Friday, August 11, 2006

Off-Road Disciplines: Spiritual Adventures of Missional Leaders

In the faithmaps discussion group, I recently asked one of our participants, Earl Creps - who is Associate Professor of Leadership and Spiritual Renewal at AGTS, to say a few worlds about his new book.

"My book is called Off-Road Disciplines: Spiritual Adventures of Missional Leaders. I wrote it really out of my own shortcomings, so the supply of raw material was ample. Over some years in ministry, and especially after being in relationship with a number of younger leaders I noticed a disturbing trend: almost everything that God was doing to shape my life seemed to be happening outside the "official" list of spiritual disciplines (at least as understood by a used-to-be-a-Lutheran Pentecostal like me). So I began pulling together some of my experiences an came up with 12 "off-road" disciplines, spiritually formative experiences that we encounter, well, off-road, complete with all the dust, bumps, and bruises that go with leaving the pavement. After the fact, these practices seemed to fall into 6 personal (e.g., reverse mentoring) and 6 organizational (e.g., passing the baton).

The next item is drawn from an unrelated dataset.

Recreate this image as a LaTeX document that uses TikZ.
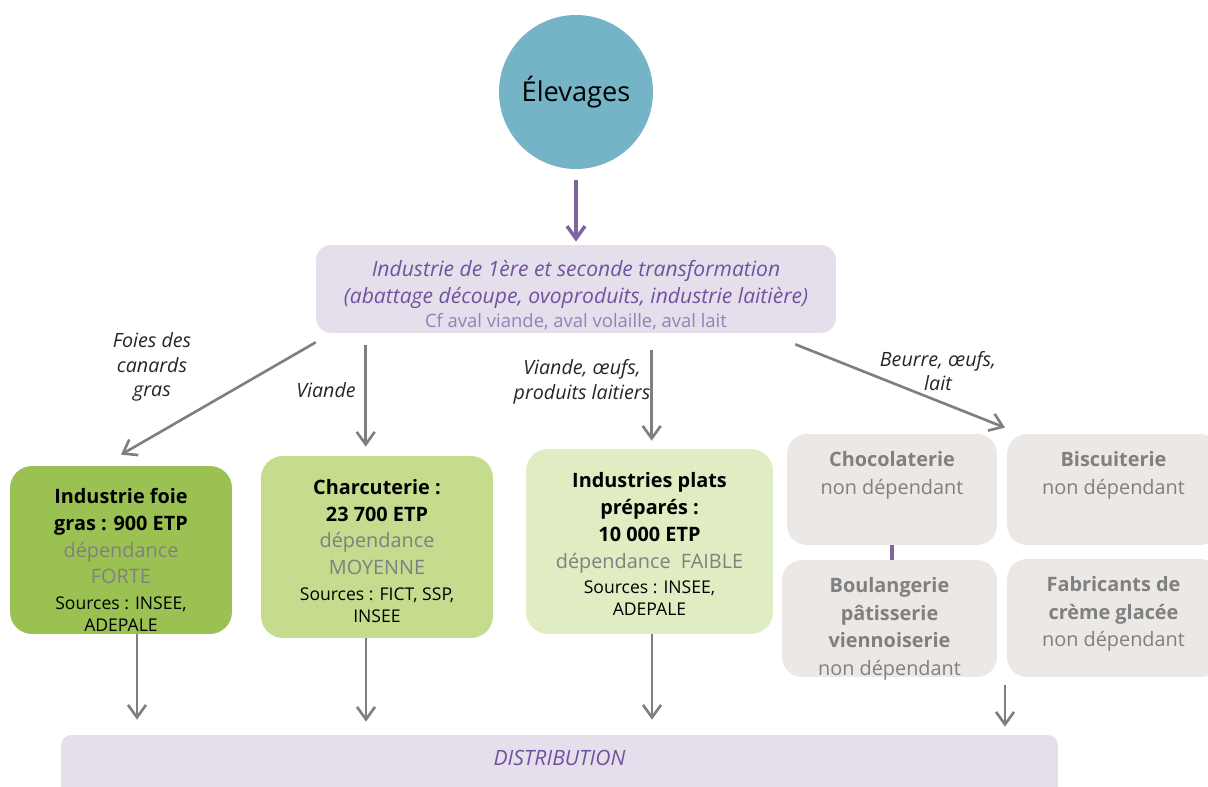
\documentclass[tikz,border=0pt]{standalone}
\usepackage{fontspec}
\setmainfont{Open Sans}
\usetikzlibrary{arrows.meta, positioning, calc}

\definecolor{elevteal}{RGB}{116,180,198}
\definecolor{lavender}{RGB}{229,223,236}
\definecolor{plum}{RGB}{112,82,160}
\definecolor{lightplum}{RGB}{150,128,186}
\definecolor{arrowplum}{RGB}{128,100,162}
\definecolor{greenA}{RGB}{155,193,83}
\definecolor{greenB}{RGB}{197,220,142}
\definecolor{greenC}{RGB}{224,236,194}
\definecolor{stone}{RGB}{235,232,229}
\definecolor{flowgray}{RGB}{127,127,127}
\definecolor{txtgray}{RGB}{128,128,128}

\tikzset{
  flow/.style={draw=flowgray, line width=1.5pt, -{Straight Barb[length=2.5mm,width=3.6mm]}},
  plumflow/.style={draw=arrowplum, line width=2pt, -{Straight Barb[length=2.5mm,width=3.6mm]}},
  procbox/.style={rounded corners=0.3cm, fill=lavender, minimum width=10.4cm, minimum height=1.76cm},
  proctxt/.style={text=plum, align=center, font=\fontsize{12}{15.3}\selectfont},
  greenbox/.style={rounded corners=0.44cm, inner sep=0pt},
  greentxt/.style={align=center, font=\fontsize{11.3}{15.3}\selectfont},
  stonebox/.style={rounded corners=0.4cm, fill=stone, inner sep=0pt, minimum height=2.22cm},
  stonetxt/.style={align=center, text=txtgray, anchor=north, font=\fontsize{11.3}{15.6}\selectfont},
  flowlabel/.style={align=center, text=black!85, font=\fontsize{11.2}{14}\selectfont\itshape},
}

\begin{document}
\begin{tikzpicture}[x=0.02cm, y=-0.02cm]
\useasboundingbox (0,0) rectangle (1208,787);

% farms and first processing
\node[circle, fill=elevteal, minimum size=3.08cm, font=\fontsize{15.5}{18}\selectfont] (elev) at (576,92) {Élevages};
\node[procbox] (trans) at (576,289) {};
\node[proctxt] (transtxt) at ($(trans)+(0,6)$) {\textit{Industrie de 1ère et seconde transformation}\\
  \textit{(abattage découpe, ovoproduits, industrie laitière)}\\[-1.5pt]
  {\color{lightplum}\fontsize{10.5}{12}\selectfont Cf aval viande, aval volaille, aval lait}};
\draw[plumflow, shorten <=0.22cm, shorten >=0.06cm] (elev) -- (trans);

% second processing
\node[greenbox, fill=greenA, minimum width=4.44cm, minimum height=3.36cm] (foie) at (121,550) {};
\node[greentxt] (foietxt) at ($(foie)+(0,10)$) {\textbf{Industrie foie}\\\textbf{gras : 900 ETP}\\
  {\color{txtgray}dépendance}\\{\color{txtgray}FORTE}\\[-0.5pt]
  {\fontsize{10}{12.5}\selectfont Sources : INSEE,}\\[-2.8pt]{\fontsize{10}{12.5}\selectfont ADEPALE}};

\node[greenbox, fill=greenB, minimum width=4.64cm, minimum height=3.64cm] (charc) at (377,547) {};
\node[greentxt] (charctxt) at ($(charc)+(0,4)$) {\textbf{Charcuterie :}\\\textbf{23 700 ETP}\\
  {\color{txtgray}dépendance}\\{\color{txtgray}MOYENNE}\\[-0.5pt]
  {\fontsize{10}{12.5}\selectfont Sources : FICT, SSP,}\\[-2.8pt]{\fontsize{10}{12.5}\selectfont INSEE}};

\node[greenbox, fill=greenC, minimum width=4.94cm, minimum height=3.7cm] (plats) at (649.5,541.5) {};
\node[greentxt] (platstxt) at ($(plats)+(0,2.5)$) {\textbf{Industries plats}\\\textbf{préparés :}\\\textbf{10 000 ETP}\\
  {\color{txtgray}dépendance\ \ FAIBLE}\\[-1pt]
  {\fontsize{10}{12.5}\selectfont Sources : INSEE,}\\[-2.8pt]{\fontsize{10}{12.5}\selectfont ADEPALE}};

\node[stonebox, minimum width=4.2cm] (choco) at (892,489.5) {};
\node[stonetxt] (chocotxt) at ($(choco.north)+(0,12)$) {\textbf{Chocolaterie}\\non dépendant};
\node[stonebox, minimum width=4.26cm] (bisc) at (1113.5,489.5) {};
\node[stonetxt] (bisctxt) at ($(bisc.north)+(0,12)$) {\textbf{Biscuiterie}\\non dépendant};
\node[stonebox, minimum width=4.3cm, minimum height=2.34cm] (boul) at (889.5,618.5) {};
\node[stonetxt] (boultxt) at ($(boul.north)+(0,12)$) {\textbf{Boulangerie}\\\textbf{pâtisserie}\\\textbf{viennoiserie}\\non dépendant};
\node[stonebox, minimum width=4.26cm, minimum height=2.36cm] (fabr) at (1113.5,618) {};
\node[stonetxt] (fabrtxt) at ($(fabr.north)+(0,12)$) {\textbf{Fabricants de}\\\textbf{crème glacée}\\non dépendant};
\draw[arrowplum, line width=2pt] (choco.south) -- (choco.south |- boul.north);

% retail
\node[rounded corners=0.2cm, fill=lavender, minimum width=19.94cm, minimum height=1.6cm,
  label={[anchor=north, yshift=-0.18cm, text=plum, font=\fontsize{12}{14}\selectfont\itshape]north:DISTRIBUTION}]
  (distrib) at (559.5,775) {};

% flows from first processing
\coordinate (t1) at ($(trans.south west)+(0,9)$);
\coordinate (t2) at ($(trans.south west)+(50,12)$);
\coordinate (t3) at ($(trans.south west)+(336,17)$);
\coordinate (t4) at ($(trans.south east)+(-41,11)$);
\coordinate (gap) at ($(choco.north east)!0.5!(bisc.north west)$);
\draw[flow] (t1) -- ($(foie.north)+(0,-11)$);
\draw[flow] (t2) -- ($(t2 |- charc.north)+(0,-9)$);
\draw[flow] (t3) -- ($(t3 |- plats.north)+(0,-8)$);
\draw[flow] (t4) -- ($(gap)+(3,-6)$);
\node[flowlabel] (lblfoie) at (152,367) {Foies des\\canards\\gras};
\node[flowlabel] (lblviande) at (326,390) {Viande};
\node[flowlabel] (lblplats) at (582,382) {Viande, œufs,\\produits laitiers};
\node[flowlabel] (lblbeurre) at (938,371) {Beurre, œufs,\\lait};

% flows to retail
\coordinate (b1) at ($(foie.south)+(16,0)$);
\coordinate (b2) at ($(charc.south)+(-11,0)$);
\coordinate (b3) at ($(plats.south)+(2.5,0)$);
\coordinate (b4) at ($(boul.south east)!0.5!(fabr.south west)+(3,8)$);
\draw[flow] (b1) -- ($(b1 |- distrib.north)+(0,-15)$);
\draw[flow] (b2) -- ($(b2 |- distrib.north)+(0,-13)$);
\draw[flow] (b3) -- ($(b3 |- distrib.north)+(0,-15)$);
\draw[flow] (b4) -- ($(b4 |- distrib.north)+(0,-8)$);
\end{tikzpicture}
\end{document}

I talked about some of these ideas at a conference in California last year. The talk went so badly that about 1/2 the audience left before it was over, but one of the people who stayed was an editor for Jossey-Bass. So J-B and Leadership Network have partnered to publish the book."


Len Sweet:

“This is one of the most exciting books I have read in years. It shifts our focus from doing church to being church, and promises to be a standard reference in all future discussions of missional leadership.”

Todd Hunter:

“If you are trying to figure out what is going on in contemporary culture you’ve got to read Off-road Disciplines. Creps not only knows what is going on today, he teaches us how to engage today’s people as well. The chapter on “reverse mentoring” is worth the price of the book. No one can be effective in ministry today without the skills and attitudes associated with listening and conversation. Off-Road Disciplines gives us the map and points us in the right direction.”

Ed Stetzer:

“Earl Creps has written a deeply personal and challenging book--one that caused me to think about my own spiritual journey. Too many of us have made spiritual formation a series of activities and programs; Earl takes us off the map of common practice and into the places where the Spirit is at work. It reminds us that true spiritual formation pervades our lives and the ministries we serve, providing a helpful balance of being

and doing. It will be a great encouragement to all who read it.”


JSV said...

gotta hand it to a guy who writes a book after 1/2 his audience leaves!

Confidence or arrogance?

Stephen said...

humility. i've known ed for years; great guy.